I'm a big fan of Indiana Jones-style adventure tales, but this one has it's ups and downs. Casting is the main problem. Vikander is too dainty-looking to pass for a rugged female adventurer, and she spends more time running and being beat up than anything. Goggins is a bland villain, too. The story really isn't anything you haven't seen before. On the other hand, there's some absolutely spectacular action here, including Lara fleeing Vogel and his group and the discovery of the tomb.
(In some ways, this reminds me a bit of The Last Jedi, especially the relationship between Lara and her father.)

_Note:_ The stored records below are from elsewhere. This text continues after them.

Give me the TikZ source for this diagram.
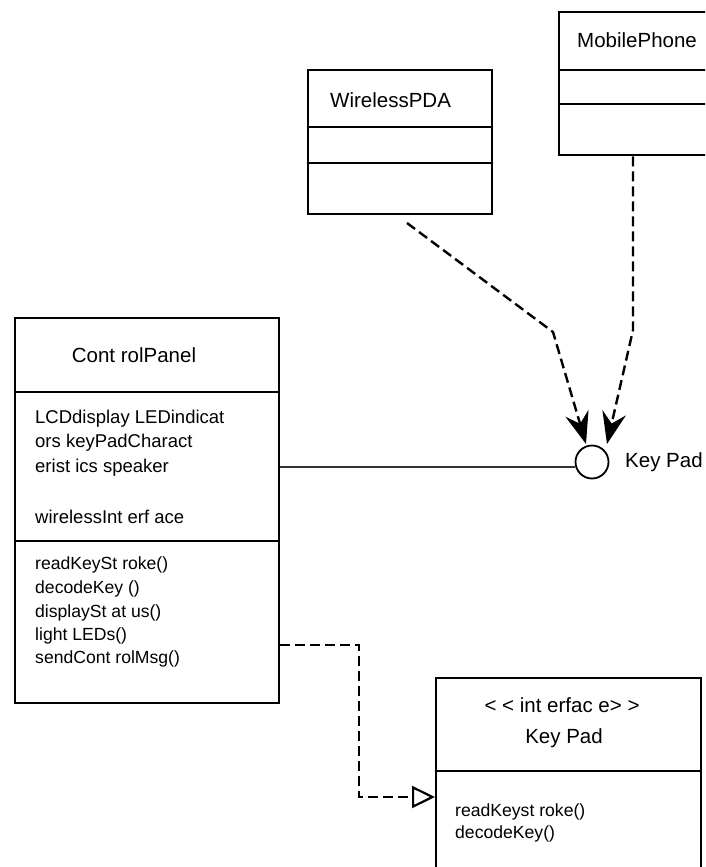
\documentclass[tikz,border=0pt]{standalone}
\usepackage{fontspec}
\setmainfont{Liberation Sans}
\usetikzlibrary{arrows.meta}
\begin{document}
\begin{tikzpicture}[x=1pt,y=-1pt,
  box/.style={draw, line width=2.4pt, rectangle, inner sep=0pt, anchor=north west},
  ttl/.style={font=\fontsize{20.5}{24}\selectfont, inner sep=0pt},
  attr/.style={font=\fontsize{18.5}{24}\selectfont, inner sep=0pt, anchor=base west},
  meth/.style={font=\fontsize{17.6}{24}\selectfont, inner sep=0pt, anchor=base west},
  dep/.style={draw, line width=2.4pt, dash pattern=on 10pt off 5pt, -{Stealth[length=32pt,width=24pt,inset=11pt]}},
  real/.style={draw, line width=2.4pt, dash pattern=on 10pt off 5pt, -{Triangle[open, length=23pt, width=22pt, line width=2.2pt]}},
  sep/.style={line width=2.4pt}]
\clip (0,0) rectangle (705,867);
\fill[white] (0,0) rectangle (705,867);

% WirelessPDA
\node[box, minimum width=184pt, minimum height=144pt] (wpda) at (307,69) {};
\draw[sep] (wpda.west |- 0,127) -- (wpda.east |- 0,127);
\draw[sep] (wpda.west |- 0,163) -- (wpda.east |- 0,163);
\node[ttl, anchor=base west] (wpdaT) at (330,107) {WirelessPDA};

% MobilePhone
\node[box, minimum width=250pt, minimum height=143pt] (mp) at (558,11) {};
\draw[sep] (mp.west |- 0,70) -- (mp.east |- 0,70);
\draw[sep] (mp.west |- 0,104) -- (mp.east |- 0,104);
\node[ttl, anchor=base west] (mpT) at (577,48) {MobilePhone};

% ControlPanel
\node[box, minimum width=264pt, minimum height=385pt] (cp) at (14,317) {};
\draw[sep] (cp.west |- 0,392) -- (cp.east |- 0,392);
\draw[sep] (cp.west |- 0,541) -- (cp.east |- 0,541);
\node[ttl, anchor=base] (cpT) at (134,362) {Cont rolPanel};
\node[attr] (cpa1) at (35,423) {LCDdisplay LEDindicat};
\node[attr] (cpa2) at (35,447) {ors keyPadCharact};
\node[attr] (cpa3) at (35,472) {erist ics speaker};
\node[attr] (cpa4) at (35,523) {wirelessInt erf ace};
\node[meth] (cpm1) at (35,569) {readKeySt roke()};
\node[meth] (cpm2) at (35,593) {decodeKey ()};
\node[meth] (cpm3) at (35,617) {displaySt at us()};
\node[meth] (cpm4) at (35,640) {light LEDs()};
\node[meth] (cpm5) at (35,663) {sendCont rolMsg()};

% Interface KeyPad
\node[box, minimum width=265pt, minimum height=250pt] (ikp) at (435,677) {};
\draw[sep] (ikp.west |- 0,771) -- (ikp.east |- 0,771);
\node[ttl, anchor=base] (ikpS) at (562,712) {< < int erfac e> >};
\node[ttl, anchor=base] (ikpT) at (564,743) {Key Pad};
\node[meth] (ikpm1) at (455,816) {readKeyst roke()};
\node[meth] (ikpm2) at (455,838) {decodeKey()};

% Lollipop interface
\node[draw, circle, line width=1.8pt, minimum size=33pt, inner sep=0pt] (kp) at (592,462) {};
\node[ttl, anchor=base west] (kpL) at (625,467) {Key Pad};
\draw[line width=2.4pt, draw=black!80] (cp.east |- kp.196) -- (kp.196);

% dependencies
\coordinate (wstart) at (407,223);
\coordinate (wbend) at (553,332);
\coordinate (tipA) at (586,444);
\draw[dep] (wstart) -- (wbend) -- (tipA);
\coordinate (mbend) at (633,330);
\coordinate (tipB) at (607,444);
\draw[dep] (mp.south -| mbend) -- (mbend) -- (tipB);

% realization
\coordinate (rb) at (359,797);
\draw[real] (cp.east |- 0,645) -| (rb) -- (ikp.west |- rb);
\end{tikzpicture}
\end{document}
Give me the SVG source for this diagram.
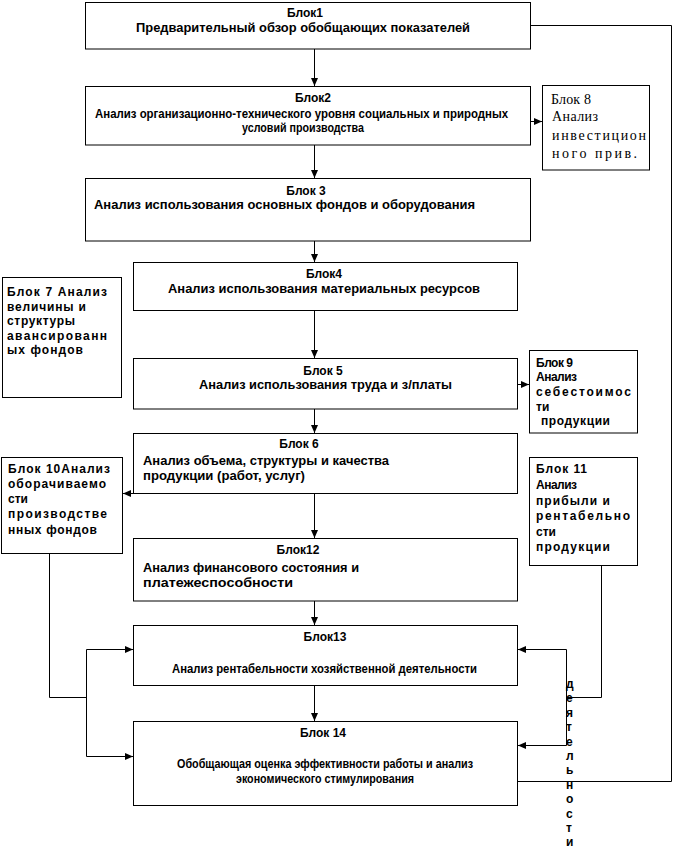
<svg xmlns="http://www.w3.org/2000/svg" width="674" height="850" viewBox="0 0 674 850">
<style>
.box{fill:#fff;stroke:#000;stroke-width:1}
.ln{fill:none;stroke:#000;stroke-width:1}
.t{font-family:"Liberation Sans",Arial,sans-serif;font-weight:bold;font-size:12px;fill:#000}
.c{text-anchor:middle}
.s{font-family:"Liberation Serif","Times New Roman",serif;font-size:14px;fill:#000}
</style>
<defs>
<marker id="ah" markerWidth="8" markerHeight="7" refX="8" refY="3.5" orient="auto" markerUnits="userSpaceOnUse">
<path d="M0,0 L8,3.5 L0,7 z" fill="#000"/>
</marker>
</defs>
<rect width="674" height="850" fill="#fff"/>
<g id="connectors">
<path class="ln" d="M314.5 49 V86" marker-end="url(#ah)"/>
<path class="ln" d="M314.5 145 V178" marker-end="url(#ah)"/>
<path class="ln" d="M314.5 241 V262" marker-end="url(#ah)"/>
<path class="ln" d="M314.5 310.5 V358" marker-end="url(#ah)"/>
<path class="ln" d="M314.5 409 V433" marker-end="url(#ah)"/>
<path class="ln" d="M314.5 493.5 V538" marker-end="url(#ah)"/>
<path class="ln" d="M314.5 601 V625" marker-end="url(#ah)"/>
<path class="ln" d="M314.5 685.5 V721" marker-end="url(#ah)"/>
<path class="ln" d="M530.5 121.5 H542" marker-end="url(#ah)"/>
<path class="ln" d="M517.5 384.5 H529" marker-end="url(#ah)"/>
<path class="ln" d="M133.5 493.5 H123" marker-end="url(#ah)"/>
<path class="ln" d="M49.5 553.5 V697.5 H86.5"/>
<path class="ln" d="M86.5 649.5 H133" marker-end="url(#ah)"/>
<path class="ln" d="M86.5 649.5 V756.5 H133" marker-end="url(#ah)"/>
<path class="ln" d="M601.5 565.5 V697.5 H566.5"/>
<path class="ln" d="M566.5 649.5 H518" marker-end="url(#ah)"/>
<path class="ln" d="M566.5 649.5 V745.5 H518" marker-end="url(#ah)"/>
<path class="ln" d="M530.5 25.5 H671.5 V781.5 H517.5"/>
</g>
<g id="block1">
<rect class="box" x="85.5" y="2.5" width="445" height="46.5"/>
<text class="t c" x="305" y="17">Блок1</text>
<text class="t" x="136" y="32" textLength="334" lengthAdjust="spacingAndGlyphs">Предварительный обзор обобщающих показателей</text>
</g>
<g id="block2">
<rect class="box" x="85.5" y="86.5" width="445" height="58.5"/>
<text class="t c" x="313" y="102">Блок2</text>
<text class="t" x="95" y="118" textLength="413" lengthAdjust="spacingAndGlyphs">Анализ организационно-технического уровня социальных и  природных</text>
<text class="t" x="242" y="132" textLength="122" lengthAdjust="spacingAndGlyphs">условий производства</text>
</g>
<g id="block3">
<rect class="box" x="85.5" y="178.5" width="445" height="62.5"/>
<text class="t c" x="306" y="195">Блок 3</text>
<text class="t" x="94" y="209" textLength="381" lengthAdjust="spacingAndGlyphs">Анализ использования основных фондов и оборудования</text>
</g>
<g id="block4">
<rect class="box" x="133.5" y="262.5" width="384" height="48"/>
<text class="t c" x="324" y="278">Блок4</text>
<text class="t" x="168" y="293" textLength="312" lengthAdjust="spacingAndGlyphs">Анализ использования материальных ресурсов</text>
</g>
<g id="block5">
<rect class="box" x="133.5" y="358.5" width="384" height="50.5"/>
<text class="t c" x="323" y="375">Блок 5</text>
<text class="t" x="199" y="389" textLength="253" lengthAdjust="spacingAndGlyphs">Анализ использования труда и з/платы</text>
</g>
<g id="block6">
<rect class="box" x="133.5" y="433.5" width="384" height="60"/>
<text class="t c" x="299" y="448">Блок 6</text>
<text class="t" x="143" y="465" textLength="246" lengthAdjust="spacingAndGlyphs">Анализ объема, структуры и качества</text>
<text class="t" x="143" y="480" textLength="162" lengthAdjust="spacingAndGlyphs">продукции (работ, услуг)</text>
</g>
<g id="block12">
<rect class="box" x="133.5" y="538.5" width="384" height="62.5"/>
<text class="t c" x="298" y="554">Блок12</text>
<text class="t" x="143" y="572" textLength="216" lengthAdjust="spacingAndGlyphs">Анализ финансового состояния и</text>
<text class="t" x="143" y="587" textLength="150" lengthAdjust="spacingAndGlyphs">платежеспособности</text>
</g>
<g id="block13">
<rect class="box" x="133.5" y="625.5" width="384" height="60"/>
<text class="t c" x="325" y="641">Блок13</text>
<text class="t" x="172" y="673" textLength="305" lengthAdjust="spacingAndGlyphs">Анализ рентабельности хозяйственной деятельности</text>
</g>
<g id="block14">
<rect class="box" x="133.5" y="721.5" width="384" height="84"/>
<text class="t c" x="323" y="737">Блок 14</text>
<text class="t" x="177" y="768" textLength="296" lengthAdjust="spacingAndGlyphs">Обобщающая оценка эффективности работы и  анализ</text>
<text class="t" x="236" y="783" textLength="178" lengthAdjust="spacingAndGlyphs">экономического стимулирования</text>
</g>
<g id="block7">
<rect class="box" x="2.5" y="277.5" width="119" height="120"/>
<text class="t" x="7" y="296" textLength="100" lengthAdjust="spacing">Блок 7 Анализ</text>
<text class="t" x="7" y="310.5" textLength="79" lengthAdjust="spacing">величины и</text>
<text class="t" x="7" y="325" textLength="68" lengthAdjust="spacing">структуры</text>
<text class="t" x="7" y="339.5" textLength="100" lengthAdjust="spacing">авансированн</text>
<text class="t" x="7" y="354" textLength="76" lengthAdjust="spacing">ых фондов</text>
</g>
<g id="block8">
<rect class="box" x="542.5" y="85.5" width="107" height="84.5"/>
<text class="s" x="551" y="104" textLength="40" lengthAdjust="spacing">Блок 8</text>
<text class="s" x="552" y="121" textLength="46" lengthAdjust="spacing">Анализ</text>
<text class="s" x="552" y="140" textLength="94" lengthAdjust="spacing">инвестицион</text>
<text class="s" x="552" y="158" textLength="85" lengthAdjust="spacing">ного прив.</text>
</g>
<g id="block9">
<rect class="box" x="529.5" y="350.5" width="108" height="82.5"/>
<text class="t" x="536" y="367" textLength="37" lengthAdjust="spacing">Блок 9</text>
<text class="t" x="536" y="381" textLength="41" lengthAdjust="spacing">Анализ</text>
<text class="t" x="536" y="396" textLength="95" lengthAdjust="spacing">себестоимос</text>
<text class="t" x="536" y="411">ти</text>
<text class="t" x="541" y="425" textLength="69" lengthAdjust="spacing">продукции</text>
</g>
<g id="block10">
<rect class="box" x="1.5" y="457.5" width="121" height="96"/>
<text class="t" x="8" y="473" textLength="102" lengthAdjust="spacing">Блок 10Анализ</text>
<text class="t" x="8" y="488" textLength="98" lengthAdjust="spacing">оборачиваемо</text>
<text class="t" x="8" y="503">сти</text>
<text class="t" x="8" y="518" textLength="99" lengthAdjust="spacing">производстве</text>
<text class="t" x="8" y="534" textLength="89" lengthAdjust="spacing">нных фондов</text>
</g>
<g id="block11">
<rect class="box" x="529.5" y="457.5" width="108" height="108"/>
<text class="t" x="536" y="473" textLength="51" lengthAdjust="spacing">Блок 11</text>
<text class="t" x="536" y="489" textLength="41" lengthAdjust="spacing">Анализ</text>
<text class="t" x="536" y="505" textLength="74" lengthAdjust="spacing">прибыли и</text>
<text class="t" x="536" y="520" textLength="94" lengthAdjust="spacing">рентабельно</text>
<text class="t" x="536" y="536">сти</text>
<text class="t" x="536" y="551" textLength="74" lengthAdjust="spacing">продукции</text>
</g>
<g id="vertical-label">
<text class="t" x="566" y="688"><tspan x="566" y="688">д</tspan><tspan x="566" y="702.4">е</tspan><tspan x="566" y="716.8">я</tspan><tspan x="566" y="731.2">т</tspan><tspan x="566" y="745.6">е</tspan><tspan x="566" y="760">л</tspan><tspan x="566" y="774.4">ь</tspan><tspan x="566" y="788.8">н</tspan><tspan x="566" y="803.2">о</tspan><tspan x="566" y="817.6">с</tspan><tspan x="566" y="832">т</tspan><tspan x="566" y="846.4">и</tspan></text>
</g>
</svg>
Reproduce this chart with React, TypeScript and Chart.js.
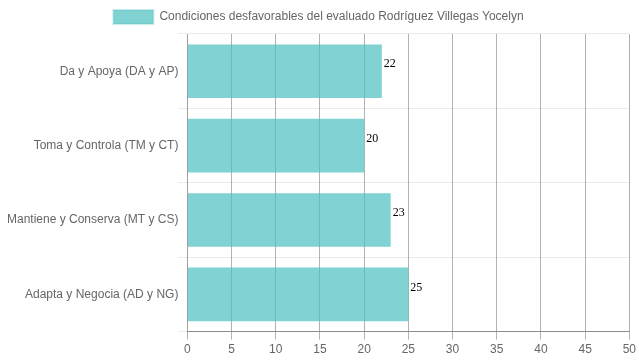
import React, { useEffect, useRef } from "react";
import { Chart, registerables } from "chart.js";

Chart.register(...registerables);

const categories = [
  "Da y Apoya (DA y AP)",
  "Toma y Controla (TM y CT)",
  "Mantiene y Conserva (MT y CS)",
  "Adapta y Negocia (AD y NG)",
];
const values = [22, 20, 23, 25];
const seriesLabel = "Condiciones desfavorables del evaluado Rodríguez Villegas Yocelyn";
const xMin = 0;
const xMax = 50;
const xStep = 5;

const valueLabels = {
  id: "valueLabels",
  afterDatasetsDraw(chart: any) {
    const ctx = chart.ctx;
    ctx.save();
    ctx.font = "12px 'Liberation Serif', 'Times New Roman', serif";
    ctx.fillStyle = "#000";
    ctx.textAlign = "left";
    ctx.textBaseline = "middle";
    chart.data.datasets.forEach((ds: any, i: number) => {
      const meta = chart.getDatasetMeta(i);
      meta.data.forEach((bar: any, j: number) => {
        ctx.fillText(String(ds.data[j]), bar.x + 2, bar.y - 7);
      });
    });
    ctx.restore();
  },
};

export default function App() {
  const ref = useRef<HTMLCanvasElement>(null);
  useEffect(() => {
    document.body.style.margin = "0";
    Chart.defaults.font.family = "Arial, 'Liberation Sans', sans-serif";
    Chart.defaults.font.size = 12;
    Chart.defaults.color = "#666";
    const chart = new Chart(ref.current!, {
      type: "bar",
      data: {
        labels: categories,
        datasets: [
          {
            label: seriesLabel,
            data: values,
            backgroundColor: "rgba(75, 192, 192, 0.7)",
            borderWidth: 0,
          },
        ],
      },
      options: {
        indexAxis: "y",
        animation: false,
        responsive: true,
        maintainAspectRatio: false,
        layout: { padding: { right: 9, left: 7, top: 0, bottom: 0 } },
        plugins: {
          legend: {
            labels: {
              boxWidth: 40,
              boxHeight: 14,
              font: { size: 12 },
              color: "#666",
              generateLabels: () => [
                {
                  text: seriesLabel,
                  fillStyle: "rgba(75, 192, 192, 0.7)",
                  strokeStyle: "rgba(75, 192, 192, 0.3)",
                  lineWidth: 2,
                  datasetIndex: 0,
                  fontColor: "#666",
                },
              ],
            },
          },
          tooltip: { enabled: false },
        },
        scales: {
          x: {
            min: xMin,
            max: xMax,
            ticks: { stepSize: xStep, color: "#666", font: { size: 12 } },
            grid: { color: "rgba(0,0,0,0.3)", tickLength: 8 },
            border: { color: "rgba(0,0,0,0.4)" },
          },
          y: {
            ticks: { color: "#666", font: { size: 12 }, padding: 0 },
            grid: { color: "rgba(0,0,0,0.08)", tickLength: 9 },
            border: { color: "rgba(0,0,0,0.1)" },
          },
        },
      },
      plugins: [valueLabels],
    });
    return () => chart.destroy();
  }, []);
  return (
    <div style={{ position: "fixed", left: 0, top: 0, width: 639, height: 360 }}>
      <canvas ref={ref} />
    </div>
  );
}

There was enough that I liked here that I didn't mind the rental, and I actually hope Warners, despite this movie's failure at the box office, picks up on those loose threads about the Croft family business in the finale. If you're a fan of adventure tales like me, especially with a female lead, this one deserves better than it got in theaters last winter and is worth checking out.